Ebbing, no estado do Missouri, não existe na vida real. É o cenário ficcional de Três Anúncios para um Crime, longa-metragem escrito e dirigido pelo cineasta britânico Martin McDonagh (de Na Mira do Chefe), indicado a sete Oscar, incluindo o de melhor filme. O fato de ser uma cidade inventada faz sentido: um município pequeno, de maioria branca, encravado no coração do território norte-americano, é uma espécie de microcosmo dos Estados Unidos.
No limite entre entre o drama e a comédia, Três Anúncios para um Crime tem como ponto de partida uma tragédia: na estrada que liga sua casa ao centro de Ebbing, a adolescente Angela (Kathryn Newton) é estuprada, assassinada e tem seu corpo queimado. Inconformada com o fato de a polícia local não ter sido capaz de solucionar o crime após sete meses, a mãe da vítima, Mildred (Frances McDormand, de Fargo) decide pagar para que sejam afixados três outdoors no local onde a filha foi morta, denunciando a inoperância das autoridades locais, sobretudo do xerife Willoughby (Woody Harrelson, de O Povo Contra Larry Flynt).
Ao sair da passividade, Mildred desencadeia um processo que, literalmente, incendeia Ebbing, porque traz à tona segredos e mentiras sobre a cidade, revelando sua face mais horrível. Aqui faz-se imprescindível lembrar que McDonagh, não sendo norte-americano, tem uma visão exótica da realidade que ele leva à tela: trata-se de uma “América” (as aspas aqui não são acidentais) algo arquetípica. Talvez por isso tenha optado por criar uma cidade que não está no mapa da realidade, mais próxima do mito.
O policial Dixon (Sam Rockwell, de Lunar) é o personagem que melhor representa a proposta de McDonagh: racista, violento às últimas consequências, é um sujeito odioso em sua completa ignorância e quase infantilidade – apesar de ter mais de 30 anos, vive com a mãe alcoólatra que o trata como um garoto.
Com fortes chances de dar a Rockwell o Oscar de melhor ator coadjuvante (Willem Dafoe, por Projeto Flórida, corre por fora), Dixon é a encarnação de uma faceta da sociedade americana que, para alguns, beira a caricatura, mas é bastante evidente para o olhar de um estrangeiro como o diretor/roteirista, que dele faz um símbolo da cegueira, do preconceito de toda uma parte substancial da sociedade.

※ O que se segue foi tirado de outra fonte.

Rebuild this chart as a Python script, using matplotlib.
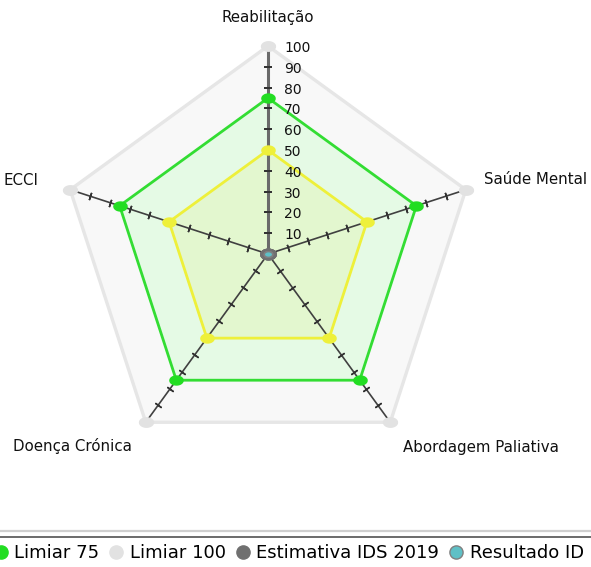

Em contrapartida, Mildred, em uma atuação espetacular que deve dar o segundo Oscar a McDormand (o primeiro foi por Fargo), é uma força da natureza. A personagem, uma mulher da classe trabalhadora, não mede esforços em sua busca pela Justiça, mesmo que isso signifique atravessar os limites da legalidade. Ela enfrenta o Estado, a lei e, sobretudo, o patriarcado, representado por uma barreira de homens que impede que sua voz seja ouvida. É dela a força motriz do filme.
Em contrapartida, Mildred, em uma atuação espetacular que deve dar o segundo Oscar a McDormand (o primeiro foi por Fargo), é uma força da natureza.
Por estar no tênue limite entre o drama e a comédia de humor negro, Três Anúncios para um Crime faz lembrar o cinema dos irmãos Joel e Ethan Coen (esposo de Frances McDormand, por sinal). Esse traço traz frescor ao filme, que escapa à tentação de dar uma solução maniqueísta, fechada demais, ao enredo, o que incomodou alguns, sobretudo no que diz respeito ao personagem Dixon, que para esses detratores teria sido redimido pelo roteiro. Exagero! O filme tem, sim, matizes. Exemplo disse é o complexo personagem do xerife Willoughby, defendido com bravura por Harrelson, também indicado ao Oscar de coadjuvante.
Vale, no entanto, refletir sobre o ponto de vista de McDonagh, para quem Ebbing, queira ou não, é um país distante, por mais que nele ele tenha tentado mergulhar, imergir. Seu olhar é ácido, crítico e, por fim, externo. Isso não chega a ser um defeito incontornável, mas não é, de forma alguma, um mero detalhe.